-- BEGIN --

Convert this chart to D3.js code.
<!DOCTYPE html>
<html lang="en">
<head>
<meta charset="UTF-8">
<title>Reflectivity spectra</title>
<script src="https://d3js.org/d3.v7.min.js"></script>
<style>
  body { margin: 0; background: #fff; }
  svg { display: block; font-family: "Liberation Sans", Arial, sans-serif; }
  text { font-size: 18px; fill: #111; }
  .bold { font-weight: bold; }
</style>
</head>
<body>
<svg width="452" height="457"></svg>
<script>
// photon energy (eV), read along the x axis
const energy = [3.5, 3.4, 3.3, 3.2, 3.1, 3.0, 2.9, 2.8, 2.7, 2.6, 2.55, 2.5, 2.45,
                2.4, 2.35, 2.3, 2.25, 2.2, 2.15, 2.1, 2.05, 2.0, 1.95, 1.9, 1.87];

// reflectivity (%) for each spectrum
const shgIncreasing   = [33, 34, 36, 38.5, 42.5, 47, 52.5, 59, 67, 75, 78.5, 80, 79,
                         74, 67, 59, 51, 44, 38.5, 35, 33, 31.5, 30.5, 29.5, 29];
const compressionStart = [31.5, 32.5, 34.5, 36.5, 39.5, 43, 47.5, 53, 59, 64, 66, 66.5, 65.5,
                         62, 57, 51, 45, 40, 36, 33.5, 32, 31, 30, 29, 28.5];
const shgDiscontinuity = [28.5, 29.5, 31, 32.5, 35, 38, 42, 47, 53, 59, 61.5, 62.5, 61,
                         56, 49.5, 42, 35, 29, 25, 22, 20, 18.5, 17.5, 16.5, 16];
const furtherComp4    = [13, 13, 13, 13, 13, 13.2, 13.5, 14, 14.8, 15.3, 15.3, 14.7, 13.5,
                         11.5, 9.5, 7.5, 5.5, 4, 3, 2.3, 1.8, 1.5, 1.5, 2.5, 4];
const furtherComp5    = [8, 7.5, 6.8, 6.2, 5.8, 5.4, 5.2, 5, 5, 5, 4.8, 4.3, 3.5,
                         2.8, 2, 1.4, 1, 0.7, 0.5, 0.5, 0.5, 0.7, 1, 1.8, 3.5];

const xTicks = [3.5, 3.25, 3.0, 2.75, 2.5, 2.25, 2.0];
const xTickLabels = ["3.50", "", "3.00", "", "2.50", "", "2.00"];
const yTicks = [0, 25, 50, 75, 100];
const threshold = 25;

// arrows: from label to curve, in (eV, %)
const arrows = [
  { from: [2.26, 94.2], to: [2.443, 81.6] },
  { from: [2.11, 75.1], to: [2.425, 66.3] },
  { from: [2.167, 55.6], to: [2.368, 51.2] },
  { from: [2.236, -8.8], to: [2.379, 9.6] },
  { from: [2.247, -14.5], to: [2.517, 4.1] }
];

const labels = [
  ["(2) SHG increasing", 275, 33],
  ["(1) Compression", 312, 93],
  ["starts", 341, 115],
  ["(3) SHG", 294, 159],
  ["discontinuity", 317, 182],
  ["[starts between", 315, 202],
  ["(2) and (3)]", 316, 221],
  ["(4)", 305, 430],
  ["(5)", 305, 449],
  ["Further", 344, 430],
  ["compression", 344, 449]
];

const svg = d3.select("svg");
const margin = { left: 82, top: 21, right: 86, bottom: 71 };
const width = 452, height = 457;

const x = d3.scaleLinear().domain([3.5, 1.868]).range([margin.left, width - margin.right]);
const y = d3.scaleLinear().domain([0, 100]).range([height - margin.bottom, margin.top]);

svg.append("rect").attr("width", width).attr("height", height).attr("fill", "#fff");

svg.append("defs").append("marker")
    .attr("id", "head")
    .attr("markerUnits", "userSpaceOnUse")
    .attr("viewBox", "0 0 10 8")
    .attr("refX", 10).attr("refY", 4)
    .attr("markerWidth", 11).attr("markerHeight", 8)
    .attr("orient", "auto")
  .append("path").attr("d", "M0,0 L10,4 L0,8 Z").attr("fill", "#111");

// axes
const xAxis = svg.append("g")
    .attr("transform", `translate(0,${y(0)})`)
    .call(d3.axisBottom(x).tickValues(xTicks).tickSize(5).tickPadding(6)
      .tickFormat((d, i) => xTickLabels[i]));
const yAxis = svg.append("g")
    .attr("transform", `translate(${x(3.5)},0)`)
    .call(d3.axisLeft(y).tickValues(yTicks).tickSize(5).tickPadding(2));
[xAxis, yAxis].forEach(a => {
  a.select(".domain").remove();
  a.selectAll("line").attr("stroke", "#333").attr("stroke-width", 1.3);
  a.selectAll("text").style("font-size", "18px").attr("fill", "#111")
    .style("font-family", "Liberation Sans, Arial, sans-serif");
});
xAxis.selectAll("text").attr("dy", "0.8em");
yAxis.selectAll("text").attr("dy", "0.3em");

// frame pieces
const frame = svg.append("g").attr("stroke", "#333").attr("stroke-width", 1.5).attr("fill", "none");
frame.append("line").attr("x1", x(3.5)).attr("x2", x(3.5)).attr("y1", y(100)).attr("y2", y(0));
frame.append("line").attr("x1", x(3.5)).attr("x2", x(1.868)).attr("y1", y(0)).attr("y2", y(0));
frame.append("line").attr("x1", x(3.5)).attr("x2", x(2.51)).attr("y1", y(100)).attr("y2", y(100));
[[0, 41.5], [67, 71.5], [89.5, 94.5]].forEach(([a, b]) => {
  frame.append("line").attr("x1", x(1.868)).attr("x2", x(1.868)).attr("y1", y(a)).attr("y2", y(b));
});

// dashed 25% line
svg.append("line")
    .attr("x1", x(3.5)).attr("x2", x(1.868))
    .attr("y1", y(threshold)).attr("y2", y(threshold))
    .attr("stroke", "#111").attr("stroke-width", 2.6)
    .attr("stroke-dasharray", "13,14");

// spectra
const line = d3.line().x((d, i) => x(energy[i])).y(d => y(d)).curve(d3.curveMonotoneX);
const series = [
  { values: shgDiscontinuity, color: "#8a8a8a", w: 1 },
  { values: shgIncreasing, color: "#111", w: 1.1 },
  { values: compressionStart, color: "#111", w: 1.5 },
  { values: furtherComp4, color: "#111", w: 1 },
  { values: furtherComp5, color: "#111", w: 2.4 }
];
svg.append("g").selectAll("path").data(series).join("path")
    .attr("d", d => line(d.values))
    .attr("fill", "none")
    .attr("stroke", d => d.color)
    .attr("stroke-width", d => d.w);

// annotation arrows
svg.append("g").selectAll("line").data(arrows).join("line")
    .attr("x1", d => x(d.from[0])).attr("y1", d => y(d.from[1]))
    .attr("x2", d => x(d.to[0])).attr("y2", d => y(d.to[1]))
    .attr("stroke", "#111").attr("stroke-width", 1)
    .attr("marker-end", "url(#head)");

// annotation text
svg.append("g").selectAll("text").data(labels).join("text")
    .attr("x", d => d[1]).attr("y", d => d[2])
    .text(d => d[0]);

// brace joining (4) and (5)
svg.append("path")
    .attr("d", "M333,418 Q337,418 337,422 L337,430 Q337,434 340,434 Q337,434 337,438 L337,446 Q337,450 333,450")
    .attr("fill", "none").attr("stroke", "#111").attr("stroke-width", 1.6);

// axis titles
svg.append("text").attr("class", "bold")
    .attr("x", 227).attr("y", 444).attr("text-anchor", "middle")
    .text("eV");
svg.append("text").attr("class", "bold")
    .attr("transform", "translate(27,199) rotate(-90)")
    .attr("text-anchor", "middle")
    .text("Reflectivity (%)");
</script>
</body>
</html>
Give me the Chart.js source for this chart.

-- END --
-- BEGIN --

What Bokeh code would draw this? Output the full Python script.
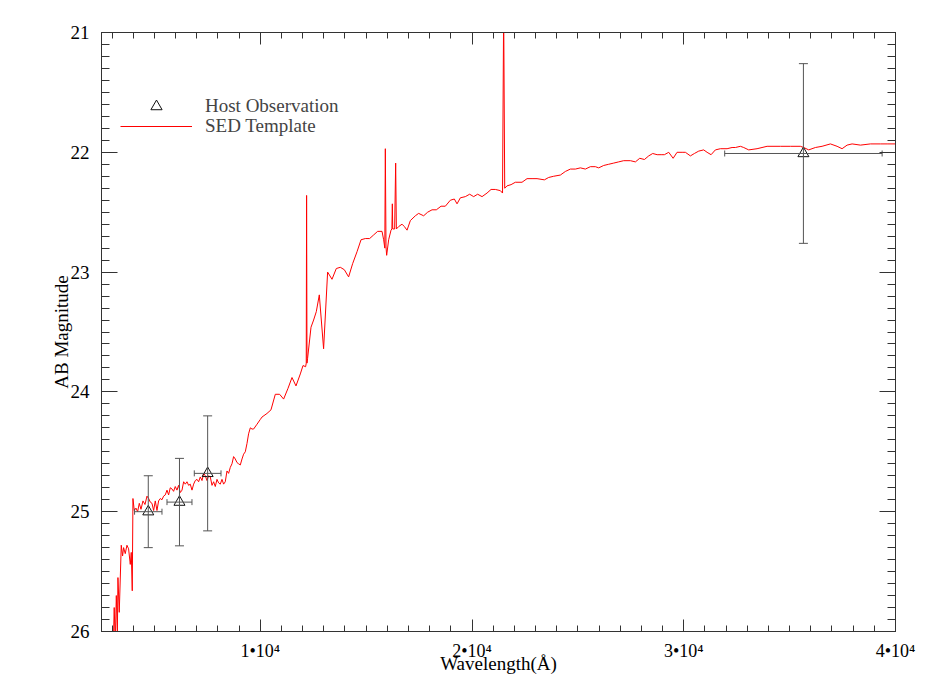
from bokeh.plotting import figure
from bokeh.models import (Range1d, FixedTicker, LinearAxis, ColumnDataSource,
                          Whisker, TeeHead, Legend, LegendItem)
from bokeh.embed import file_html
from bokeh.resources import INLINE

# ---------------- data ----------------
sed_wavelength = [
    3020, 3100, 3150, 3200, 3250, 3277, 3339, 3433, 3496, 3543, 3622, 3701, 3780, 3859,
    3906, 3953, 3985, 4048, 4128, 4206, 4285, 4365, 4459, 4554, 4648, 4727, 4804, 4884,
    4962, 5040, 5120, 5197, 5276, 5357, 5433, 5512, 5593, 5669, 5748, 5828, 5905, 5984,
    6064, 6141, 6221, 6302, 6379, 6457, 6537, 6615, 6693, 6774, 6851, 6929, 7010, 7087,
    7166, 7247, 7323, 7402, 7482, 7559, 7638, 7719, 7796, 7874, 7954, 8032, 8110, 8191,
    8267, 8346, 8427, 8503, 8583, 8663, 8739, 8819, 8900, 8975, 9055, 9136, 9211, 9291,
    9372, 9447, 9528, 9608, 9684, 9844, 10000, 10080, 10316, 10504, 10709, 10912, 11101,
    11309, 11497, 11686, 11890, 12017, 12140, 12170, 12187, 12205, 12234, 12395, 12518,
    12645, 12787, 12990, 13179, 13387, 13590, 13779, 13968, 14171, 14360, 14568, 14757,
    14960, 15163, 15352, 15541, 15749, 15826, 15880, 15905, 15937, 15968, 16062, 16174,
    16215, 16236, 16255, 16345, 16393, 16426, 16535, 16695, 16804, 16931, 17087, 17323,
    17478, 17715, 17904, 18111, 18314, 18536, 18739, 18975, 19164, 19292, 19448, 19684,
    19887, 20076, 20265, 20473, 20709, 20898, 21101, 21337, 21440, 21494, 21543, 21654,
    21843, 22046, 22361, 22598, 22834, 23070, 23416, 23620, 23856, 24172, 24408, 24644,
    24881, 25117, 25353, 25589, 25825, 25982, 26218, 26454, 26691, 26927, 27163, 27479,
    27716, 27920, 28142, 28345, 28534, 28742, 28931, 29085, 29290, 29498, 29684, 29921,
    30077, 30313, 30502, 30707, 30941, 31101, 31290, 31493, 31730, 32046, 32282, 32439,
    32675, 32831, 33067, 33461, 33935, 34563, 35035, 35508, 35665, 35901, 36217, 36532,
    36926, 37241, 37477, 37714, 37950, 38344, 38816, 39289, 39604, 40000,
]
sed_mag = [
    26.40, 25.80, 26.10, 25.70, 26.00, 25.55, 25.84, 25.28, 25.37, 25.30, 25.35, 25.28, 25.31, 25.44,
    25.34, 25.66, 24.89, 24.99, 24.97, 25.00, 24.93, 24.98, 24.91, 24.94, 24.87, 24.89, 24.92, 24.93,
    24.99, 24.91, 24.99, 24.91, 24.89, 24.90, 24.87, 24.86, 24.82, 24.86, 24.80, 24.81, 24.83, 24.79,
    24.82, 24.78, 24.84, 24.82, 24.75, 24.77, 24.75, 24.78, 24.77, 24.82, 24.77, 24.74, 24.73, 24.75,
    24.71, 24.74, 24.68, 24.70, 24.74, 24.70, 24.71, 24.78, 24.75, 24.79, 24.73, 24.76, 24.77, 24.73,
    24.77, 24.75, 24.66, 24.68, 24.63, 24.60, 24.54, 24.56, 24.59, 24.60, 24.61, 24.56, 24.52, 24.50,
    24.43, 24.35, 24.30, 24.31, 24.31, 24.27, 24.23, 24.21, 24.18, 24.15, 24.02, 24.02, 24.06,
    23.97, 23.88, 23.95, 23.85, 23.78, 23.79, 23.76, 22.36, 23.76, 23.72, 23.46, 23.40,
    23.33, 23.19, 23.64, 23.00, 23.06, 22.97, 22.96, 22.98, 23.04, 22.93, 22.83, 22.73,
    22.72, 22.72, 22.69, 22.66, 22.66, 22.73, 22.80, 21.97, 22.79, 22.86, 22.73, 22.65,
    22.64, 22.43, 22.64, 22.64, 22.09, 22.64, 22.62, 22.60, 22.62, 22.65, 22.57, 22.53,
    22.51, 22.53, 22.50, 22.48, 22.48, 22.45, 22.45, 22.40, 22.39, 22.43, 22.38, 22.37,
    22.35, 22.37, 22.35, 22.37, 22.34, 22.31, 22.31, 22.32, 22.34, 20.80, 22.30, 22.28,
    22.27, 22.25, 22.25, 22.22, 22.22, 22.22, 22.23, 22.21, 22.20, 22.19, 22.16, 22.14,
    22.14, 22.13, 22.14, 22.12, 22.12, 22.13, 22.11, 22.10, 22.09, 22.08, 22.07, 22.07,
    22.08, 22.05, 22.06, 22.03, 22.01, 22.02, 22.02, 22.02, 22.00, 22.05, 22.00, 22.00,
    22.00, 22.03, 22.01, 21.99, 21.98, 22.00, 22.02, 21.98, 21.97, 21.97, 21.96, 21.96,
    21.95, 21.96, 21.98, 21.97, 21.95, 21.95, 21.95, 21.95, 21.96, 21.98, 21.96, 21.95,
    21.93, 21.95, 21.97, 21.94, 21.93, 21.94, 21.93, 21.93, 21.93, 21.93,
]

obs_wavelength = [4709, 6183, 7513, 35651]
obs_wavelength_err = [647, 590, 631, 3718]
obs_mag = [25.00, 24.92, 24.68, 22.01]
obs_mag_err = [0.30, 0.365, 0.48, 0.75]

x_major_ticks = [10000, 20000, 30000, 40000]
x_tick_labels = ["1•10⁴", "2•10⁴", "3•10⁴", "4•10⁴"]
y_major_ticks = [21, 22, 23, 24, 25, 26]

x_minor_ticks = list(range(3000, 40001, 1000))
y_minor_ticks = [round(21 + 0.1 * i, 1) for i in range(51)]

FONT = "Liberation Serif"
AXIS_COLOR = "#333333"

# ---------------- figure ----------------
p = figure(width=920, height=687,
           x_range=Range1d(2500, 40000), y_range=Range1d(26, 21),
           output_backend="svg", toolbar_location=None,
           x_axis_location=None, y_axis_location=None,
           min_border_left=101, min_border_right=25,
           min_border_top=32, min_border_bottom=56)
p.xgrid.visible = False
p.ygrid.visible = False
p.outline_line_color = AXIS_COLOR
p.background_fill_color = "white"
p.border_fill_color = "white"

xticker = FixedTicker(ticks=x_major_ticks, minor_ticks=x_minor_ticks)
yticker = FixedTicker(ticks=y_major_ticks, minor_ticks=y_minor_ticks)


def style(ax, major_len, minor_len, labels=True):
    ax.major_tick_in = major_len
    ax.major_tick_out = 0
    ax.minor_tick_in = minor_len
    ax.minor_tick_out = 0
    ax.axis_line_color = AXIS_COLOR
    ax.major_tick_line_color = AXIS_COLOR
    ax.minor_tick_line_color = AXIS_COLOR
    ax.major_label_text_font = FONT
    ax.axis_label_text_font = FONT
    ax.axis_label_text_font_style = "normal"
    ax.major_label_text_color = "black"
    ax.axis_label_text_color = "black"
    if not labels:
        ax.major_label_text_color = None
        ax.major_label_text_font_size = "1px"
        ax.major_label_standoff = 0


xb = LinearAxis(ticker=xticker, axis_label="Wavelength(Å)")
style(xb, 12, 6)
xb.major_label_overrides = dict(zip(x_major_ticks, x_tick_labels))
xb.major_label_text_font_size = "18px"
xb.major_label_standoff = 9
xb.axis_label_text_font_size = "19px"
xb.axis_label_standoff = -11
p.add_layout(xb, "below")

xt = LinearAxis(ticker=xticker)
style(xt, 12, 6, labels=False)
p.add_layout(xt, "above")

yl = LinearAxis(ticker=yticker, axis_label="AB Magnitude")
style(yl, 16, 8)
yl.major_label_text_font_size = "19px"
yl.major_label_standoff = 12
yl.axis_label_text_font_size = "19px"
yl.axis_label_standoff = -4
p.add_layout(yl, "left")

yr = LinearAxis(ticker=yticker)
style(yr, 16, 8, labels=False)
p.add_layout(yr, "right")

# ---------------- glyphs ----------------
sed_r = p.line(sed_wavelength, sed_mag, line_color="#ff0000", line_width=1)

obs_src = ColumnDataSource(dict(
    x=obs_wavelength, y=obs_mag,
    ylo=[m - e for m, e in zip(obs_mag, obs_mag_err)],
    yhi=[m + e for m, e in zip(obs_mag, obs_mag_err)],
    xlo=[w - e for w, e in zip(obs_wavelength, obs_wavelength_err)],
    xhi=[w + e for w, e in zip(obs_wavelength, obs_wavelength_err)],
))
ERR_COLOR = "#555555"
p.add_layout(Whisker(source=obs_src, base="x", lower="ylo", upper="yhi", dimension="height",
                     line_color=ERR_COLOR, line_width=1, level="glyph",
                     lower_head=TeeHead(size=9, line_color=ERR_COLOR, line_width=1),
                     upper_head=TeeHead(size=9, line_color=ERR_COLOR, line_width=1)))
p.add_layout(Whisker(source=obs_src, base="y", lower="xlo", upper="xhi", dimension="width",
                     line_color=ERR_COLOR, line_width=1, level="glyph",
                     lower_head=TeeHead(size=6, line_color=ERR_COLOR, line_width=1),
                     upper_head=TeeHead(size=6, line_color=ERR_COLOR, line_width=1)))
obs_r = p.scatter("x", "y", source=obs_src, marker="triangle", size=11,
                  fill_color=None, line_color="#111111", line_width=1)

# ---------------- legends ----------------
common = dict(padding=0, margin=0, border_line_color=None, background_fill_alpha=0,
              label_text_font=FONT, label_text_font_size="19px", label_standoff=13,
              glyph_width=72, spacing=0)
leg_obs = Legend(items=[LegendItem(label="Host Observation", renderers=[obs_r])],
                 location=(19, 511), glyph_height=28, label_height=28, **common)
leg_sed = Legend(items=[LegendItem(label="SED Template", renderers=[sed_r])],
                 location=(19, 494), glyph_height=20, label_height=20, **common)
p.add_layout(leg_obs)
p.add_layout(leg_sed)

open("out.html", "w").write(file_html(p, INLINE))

-- END --

Work to be completed:
Look above for the line with "What Bokeh code" and the line with "from bokeh.resources import INLINE", then copy exactly the lines from the first through the second, both kept, with no pictures.

The result:
What Bokeh code would draw this? Output the full Python script.
from bokeh.plotting import figure
from bokeh.models import (Range1d, FixedTicker, LinearAxis, ColumnDataSource,
                          Whisker, TeeHead, Legend, LegendItem)
from bokeh.embed import file_html
from bokeh.resources import INLINE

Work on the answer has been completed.